Three decades of Porto Pi: more than shops — a meeting place with the scent of coffee, old leaflets and stories from Palma. An anniversary that makes urban identity visible and sparks interest in stronger local connections.
Porto Pi Turns 30: A Shopping Centre That Smells of Everyday Stories
On a clear Saturday morning in Palma the usual sounds mix together: the clatter of shopping trolleys, distant engines from the Paseo Marítimo and the occasional laughter of children out with their parents after school. The Centro Comercial Porto Pi on days like this feels less like a sterile shopping machine and more like a lived part of the city: a meeting place, a marketplace, a backdrop for small life stories.
An Exhibition That Aims to Evoke Everyday Life
For its 30th birthday the centre deliberately did not present a glossy report, but assembled a simple show. Old photos hang on the walls, yellowed leaflets lie between tables. These are not management documents but finds from daily life: receipts with faded ink, handwritten notes from shop owners and pictures from cinema nights. You can smell the coffee from the bar, see the seating areas where older women meet after mass — and suddenly you notice how many private stories take place here.
Change and Continuity
When Porto Pi opened in the mid-1990s, it was technically and conceptually a step ahead for Mallorca. Today three floors, around 130 shops and significantly more eateries are part of everyday life. Some shops have come and gone, others have remained. The sound of full rows in the car park on sunny Sundays and the groups that stroll to the promenade after shopping are familiar scenes.
Why the Centre Is More Than Commerce
Anniversaries like this show: a shopping centre creates identity because people begin to experience things there, repeat them and pass them on. Trainees take their first steps into work here, long-time saleswomen recognise regular customers and tourists stumble upon scenes from Palma's everyday life by chance. A centre that offers spaces for memories becomes a piece of urban culture.
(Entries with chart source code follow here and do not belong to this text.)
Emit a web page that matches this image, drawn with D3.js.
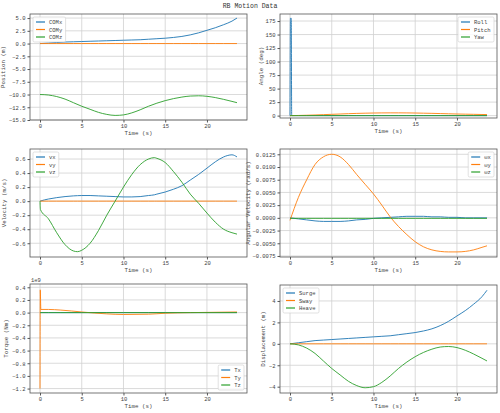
<!DOCTYPE html>
<html><head><meta charset="utf-8">
<script src="https://cdn.jsdelivr.net/npm/d3@7"></script>
<style>body{margin:0;background:#fff}svg{font-family:"Liberation Mono","DejaVu Sans Mono",monospace}</style>
</head><body><svg id="c" width="500" height="413"></svg>
<script>
const t = [0,1,2,3,4,5,6,7,8,9,10,11,12,13,14,15,16,17,18,19,20,21,22,23,23.6];
const comX = [0,0.1,0.2,0.3,0.35,0.4,0.45,0.5,0.55,0.6,0.65,0.7,0.75,0.85,0.95,1.05,1.2,1.4,1.7,2.1,2.6,3.1,3.7,4.4,5.0];
const comY = t.map(()=>0);
const comZ = [-10,-10.1,-10.4,-10.9,-11.6,-12.3,-12.9,-13.5,-13.9,-14.1,-14.0,-13.6,-13.0,-12.3,-11.7,-11.2,-10.8,-10.5,-10.3,-10.25,-10.35,-10.6,-10.95,-11.35,-11.6];
const tRoll = [0,0.05,0.15,0.2,23.6];
const roll = [0,180,180,0,0];
const pitch = [0,0.3,0.7,1.2,1.8,2.4,3.0,3.6,4.1,4.5,4.8,5.0,5.1,5.1,5.0,4.8,4.5,4.2,3.8,3.4,3.0,2.7,2.4,2.1,2.0];
const yaw = t.map(()=>0);
const tV = [0,0.05,1,2,3,4,4.5,5,6,7,8,9,10,11,12,13,13.7,14,15,16,17,18,19,20,21,22,23,23.6];
const vx = [0,0.002,0.03,0.05,0.065,0.075,0.078,0.08,0.08,0.075,0.07,0.065,0.06,0.06,0.065,0.08,0.09,0.1,0.13,0.17,0.22,0.3,0.38,0.47,0.56,0.63,0.66,0.63];
const vy = tV.map(()=>0);
const vz = [0,-0.12,-0.25,-0.45,-0.62,-0.71,-0.72,-0.7,-0.6,-0.42,-0.2,0.0,0.2,0.38,0.52,0.6,0.62,0.61,0.55,0.42,0.27,0.1,-0.03,-0.17,-0.3,-0.4,-0.45,-0.47];
const wx = [0,-0.0002,-0.0004,-0.0006,-0.0007,-0.0007,-0.0007,-0.0006,-0.0004,-0.0003,-0.0001,0,0.0001,0.0002,0.0003,0.0003,0.0003,0.0002,0.0002,0.0001,0.0001,0,0,0,0];
const wy = [-0.0005,0.004,0.0075,0.0105,0.012,0.0125,0.012,0.0105,0.0085,0.0066,0.0047,0.0025,0.0002,-0.0017,-0.0033,-0.0047,-0.0057,-0.0063,-0.0066,-0.0067,-0.0067,-0.0066,-0.0063,-0.0058,-0.0055];
const wz = t.map(()=>-0.0001);
const tT = [0,0.03,0.1,1,2.5,5,8,10,13,15,18,23.6];
const tx = tT.map(()=>0);
const ty = [-1.2,0.36,0.05,0.05,0.04,0.01,-0.02,-0.03,-0.025,-0.01,0,0.01];
const tz = tT.map(()=>0);
const surge = comX;
const sway = comY;
const heave = [0,-0.1,-0.4,-0.9,-1.6,-2.3,-2.9,-3.5,-3.9,-4.1,-4.0,-3.6,-3.0,-2.3,-1.7,-1.2,-0.8,-0.5,-0.3,-0.25,-0.35,-0.6,-0.95,-1.35,-1.6];
const xTicks=[0,5,10,15,20];
const C=["#1f77b4","#ff7f0e","#2ca02c"];
const svg=d3.select("#c");
svg.append("text").attr("x",250).attr("y",8).attr("text-anchor","middle").attr("font-size",6.5).attr("fill","#333").text("RB Motion Data");
const panels=[
 {x0:30,x1:247,y0:14,y1:120,yd:[-15,5.8],yt:[5,2.5,0,-2.5,-5,-7.5,-10,-12.5,-15],fmt:d3.format(".1f"),yl:"Position (m)",ylo:25,
  s:[[t,comX,"COMx"],[t,comY,"COMy"],[t,comZ,"COMz"]],leg:"ul"},
 {x0:280,x1:497,y0:14,y1:118,yd:[-4.4,188],yt:[0,25,50,75,100,125,150,175],fmt:d3.format("d"),yl:"Angle (deg)",ylo:17,
  s:[[tRoll,roll,"Roll"],[t,pitch,"Pitch"],[t,yaw,"Yaw"]],leg:"ur"},
 {x0:30,x1:247,y0:149,y1:257,yd:[-0.796,0.743],yt:[0.6,0.4,0.2,0,-0.2,-0.4,-0.6],fmt:d3.format(".1f"),yl:"Velocity (m/s)",ylo:24,
  s:[[tV,vx,"vx"],[tV,vy,"vy"],[tV,vz,"vz"]],leg:"ul"},
 {x0:280,x1:497,y0:149,y1:257,yd:[-0.0077,0.01354],yt:[0.0125,0.01,0.0075,0.005,0.0025,0,-0.0025,-0.005,-0.0075],fmt:d3.format(".4f"),yl:"Angular Velocity (rad/s)",ylo:30,
  s:[[t,wx,"ωx"],[t,wy,"ωy"],[t,wz,"ωz"]],leg:"ur"},
 {x0:30,x1:247,y0:284,y1:393,yd:[-1.27,0.452],yt:[0.4,0.2,0,-0.2,-0.4,-0.6,-0.8,-1.0,-1.2],fmt:d3.format(".1f"),yl:"Torque (Nm)",ylo:22,
  s:[[tT,tx,"Tx"],[tT,ty,"Ty"],[tT,tz,"Tz"]],leg:"lr",off:"1e9"},
 {x0:280,x1:497,y0:285,y1:393,yd:[-4.59,5.49],yt:[4,2,0,-2,-4],fmt:d3.format("d"),yl:"Displacement (m)",ylo:15,
  s:[[t,surge,"Surge"],[t,sway,"Sway"],[t,heave,"Heave"]],leg:"ul"}
];
panels.forEach(p=>{
  const xs=d3.scaleLinear().domain([-1.2,24.8]).range([p.x0,p.x1]);
  const ys=d3.scaleLinear().domain(p.yd).range([p.y1,p.y0]);
  const g=svg.append("g");
  g.selectAll(".gx").data(xTicks).join("line").attr("x1",d=>xs(d)).attr("x2",d=>xs(d)).attr("y1",p.y0).attr("y2",p.y1).attr("stroke","#d0d0d0").attr("stroke-width",0.8);
  g.selectAll(".gy").data(p.yt).join("line").attr("y1",d=>ys(d)).attr("y2",d=>ys(d)).attr("x1",p.x0).attr("x2",p.x1).attr("stroke","#d0d0d0").attr("stroke-width",0.8);
  const ln=d3.line().x((d)=>xs(d[0])).y(d=>ys(d[1])).curve(d3.curveMonotoneX);
  p.s.forEach((s,i)=>{
    g.append("path").attr("d",ln(s[0].map((v,j)=>[v,s[1][j]]))).attr("fill","none").attr("stroke",C[i]).attr("stroke-width",1).attr("opacity",0.9);
  });
  g.append("rect").attr("x",p.x0).attr("y",p.y0).attr("width",p.x1-p.x0).attr("height",p.y1-p.y0).attr("fill","none").attr("stroke","#555").attr("stroke-width",0.8);
  const ax=g.append("g").attr("transform",`translate(0,${p.y1})`).call(d3.axisBottom(xs).tickValues(xTicks).tickSize(2.5).tickPadding(2));
  const ay=g.append("g").attr("transform",`translate(${p.x0},0)`).call(d3.axisLeft(ys).tickValues(p.yt).tickFormat(p.fmt).tickSize(2.5).tickPadding(2));
  [ax,ay].forEach(a=>{a.select(".domain").remove();a.selectAll("text").attr("font-size",5.5).attr("fill","#444").attr("font-family","Liberation Mono");a.selectAll("line").attr("stroke","#555");});
  g.append("text").attr("x",(p.x0+p.x1)/2).attr("y",p.y1+15).attr("text-anchor","middle").attr("font-size",5.8).attr("fill","#444").text("Time (s)");
  g.append("text").attr("transform",`translate(${p.x0-p.ylo},${(p.y0+p.y1)/2}) rotate(-90)`).attr("text-anchor","middle").attr("font-size",5.8).attr("fill","#444").text(p.yl);
  if(p.off) g.append("text").attr("x",p.x0+1).attr("y",p.y0-2).attr("font-size",5.5).attr("fill","#444").text(p.off);
  const maxLen=d3.max(p.s,s=>s[2].length);
  const w=19+maxLen*3.4, lh=25;
  let lx,ly;
  if(p.leg=="ul"){lx=p.x0+3;ly=p.y0+3;}
  else if(p.leg=="ur"){lx=p.x1-3-w;ly=p.y0+3;}
  else {lx=p.x1-3-w;ly=p.y1-3-lh;}
  const L=g.append("g").attr("transform",`translate(${lx},${ly})`);
  L.append("rect").attr("width",w).attr("height",lh).attr("fill","#fff").attr("fill-opacity",0.85).attr("stroke","#ccc").attr("stroke-width",0.6).attr("rx",1.5);
  p.s.forEach((s,i)=>{
    L.append("line").attr("x1",3).attr("x2",12).attr("y1",5+i*7.5).attr("y2",5+i*7.5).attr("stroke",C[i]).attr("stroke-width",1.2);
    L.append("text").attr("x",16).attr("y",7+i*7.5).attr("font-size",5.5).attr("fill","#444").text(s[2]);
  });
});
</script></body></html>
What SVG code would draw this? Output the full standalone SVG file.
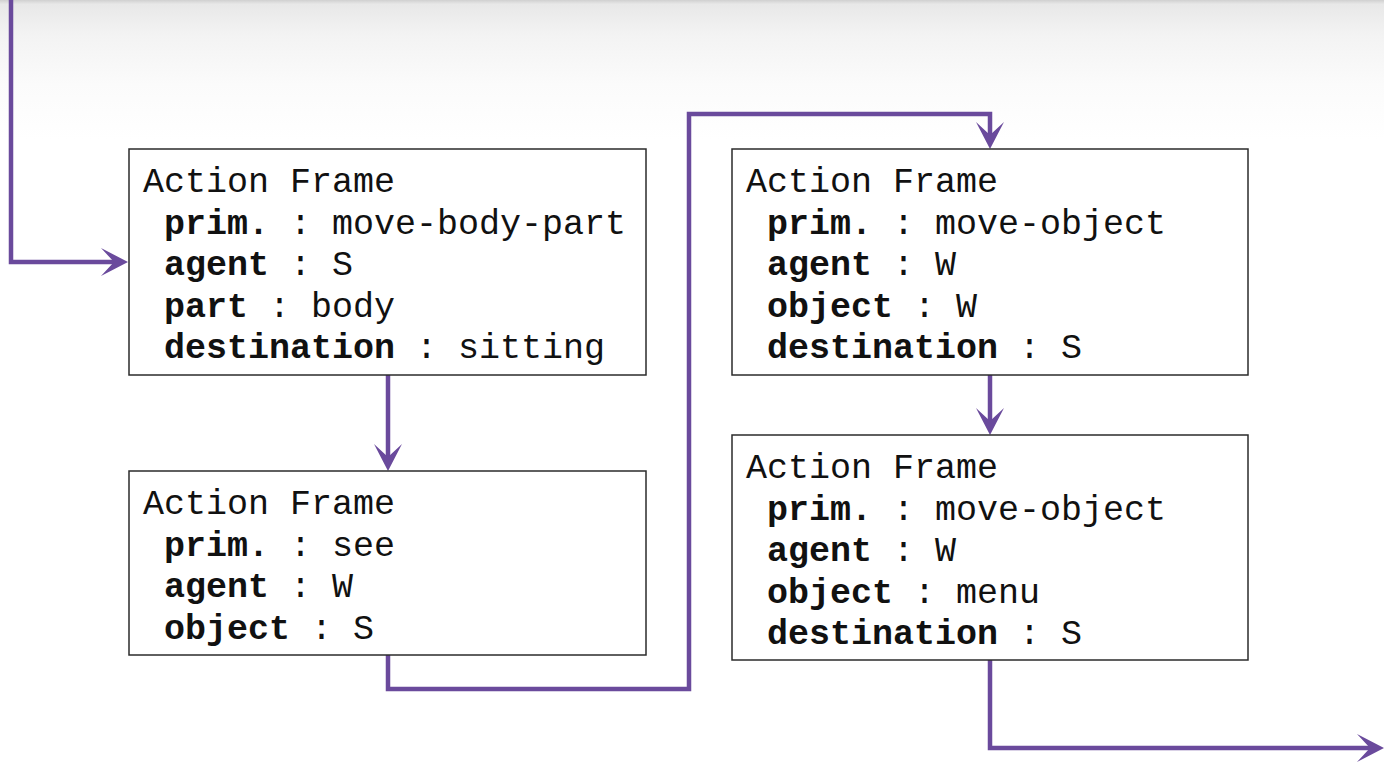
<svg xmlns="http://www.w3.org/2000/svg" width="1384" height="764" viewBox="0 0 1384 764">
<style>
.box{fill:#fff;stroke:#2b2b2b;stroke-width:1.5}
.t{font-family:"Liberation Mono","Courier New",monospace;font-size:35px;fill:#111}
.b{font-weight:bold}
.c{fill:none;stroke:#6a4a9c;stroke-width:4.5;stroke-linejoin:miter}
</style>
<defs>
<linearGradient id="shade" x1="0" y1="0" x2="0" y2="1">
<stop offset="0" stop-color="#d0d0d0"/>
<stop offset="0.03" stop-color="#e8e8e8"/>
<stop offset="0.25" stop-color="#f3f3f3"/>
<stop offset="0.6" stop-color="#fbfbfb"/>
<stop offset="1" stop-color="#ffffff"/>
</linearGradient>
<marker id="ah" markerUnits="userSpaceOnUse" markerWidth="40" markerHeight="40" viewBox="-30 -15 40 30" refX="-8" refY="0" orient="auto" overflow="visible">
<path d="M0,0 L-27,-14 L-14,0 L-27,14 Z" fill="#6a4a9c"/>
</marker>
</defs>
<rect width="1384" height="764" fill="#fff"/>
<rect width="1384" height="140" fill="url(#shade)"/>

<g id="connectors">
<path class="c" d="M11,0 V262 H120" marker-end="url(#ah)"/>
<path class="c" d="M388,375 V463" marker-end="url(#ah)"/>
<path class="c" d="M388,655 V689 H689 V114 H990 V141" marker-end="url(#ah)"/>
<path class="c" d="M990,375 V427" marker-end="url(#ah)"/>
<path class="c" d="M990,660 V748 H1376" marker-end="url(#ah)"/>
</g>

<g id="frame1">
<rect class="box" x="129" y="149" width="517" height="226"/>
<text class="t" x="143" y="192">Action Frame</text>
<text class="t" x="164" y="233.5"><tspan class="b">prim.</tspan> : move-body-part</text>
<text class="t" x="164" y="275"><tspan class="b">agent</tspan> : S</text>
<text class="t" x="164" y="316.5"><tspan class="b">part</tspan> : body</text>
<text class="t" x="164" y="358"><tspan class="b">destination</tspan> : sitting</text>
</g>

<g id="frame2">
<rect class="box" x="129" y="471" width="517" height="184"/>
<text class="t" x="143" y="514">Action Frame</text>
<text class="t" x="164" y="555.5"><tspan class="b">prim.</tspan> : see</text>
<text class="t" x="164" y="597"><tspan class="b">agent</tspan> : W</text>
<text class="t" x="164" y="638.5"><tspan class="b">object</tspan> : S</text>
</g>

<g id="frame3">
<rect class="box" x="732" y="149" width="516" height="226"/>
<text class="t" x="746" y="192">Action Frame</text>
<text class="t" x="767" y="233.5"><tspan class="b">prim.</tspan> : move-object</text>
<text class="t" x="767" y="275"><tspan class="b">agent</tspan> : W</text>
<text class="t" x="767" y="316.5"><tspan class="b">object</tspan> : W</text>
<text class="t" x="767" y="358"><tspan class="b">destination</tspan> : S</text>
</g>

<g id="frame4">
<rect class="box" x="732" y="435" width="516" height="225"/>
<text class="t" x="746" y="478">Action Frame</text>
<text class="t" x="767" y="519.5"><tspan class="b">prim.</tspan> : move-object</text>
<text class="t" x="767" y="561"><tspan class="b">agent</tspan> : W</text>
<text class="t" x="767" y="602.5"><tspan class="b">object</tspan> : menu</text>
<text class="t" x="767" y="644"><tspan class="b">destination</tspan> : S</text>
</g>
</svg>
Concrete Opportunities for the Coming Years
Porto Pi could have an even stronger impact on the neighbourhood. The ideas are obvious: more pop-up markets for local producers, open photo archives from the city's history, small evening events with music and crafts. More room for local art and regional products would make the shopping centre more personal — and draw locals more often than pure discount campaigns.
A Place of Routine and Surprises
It is the small, unspectacular moments that remain: an old leaflet rustling between the fingers, the squeak of a shop till or a short conversation at the coffee bar. These sounds give the space character. Ironically but truly: sometimes a shopping centre feels more familiar than some streets — because people return, because there are rituals.
Outlook: Preserve and Reconnect
Porto Pi has found its role in Palma. The challenge for the coming years is to preserve what works while creating new links to island culture. More local projects, exchange with neighbourhood initiatives and small archives could make the centre an even more vibrant place — for tourists and islanders alike.
So next time you are in Palma: take a moment. Have a coffee at the shopping centre's café, leaf through old brochures and listen to the conversations. You might discover a story that stays with you for a long time. And perhaps your photo will hang on the wall at the next exhibition.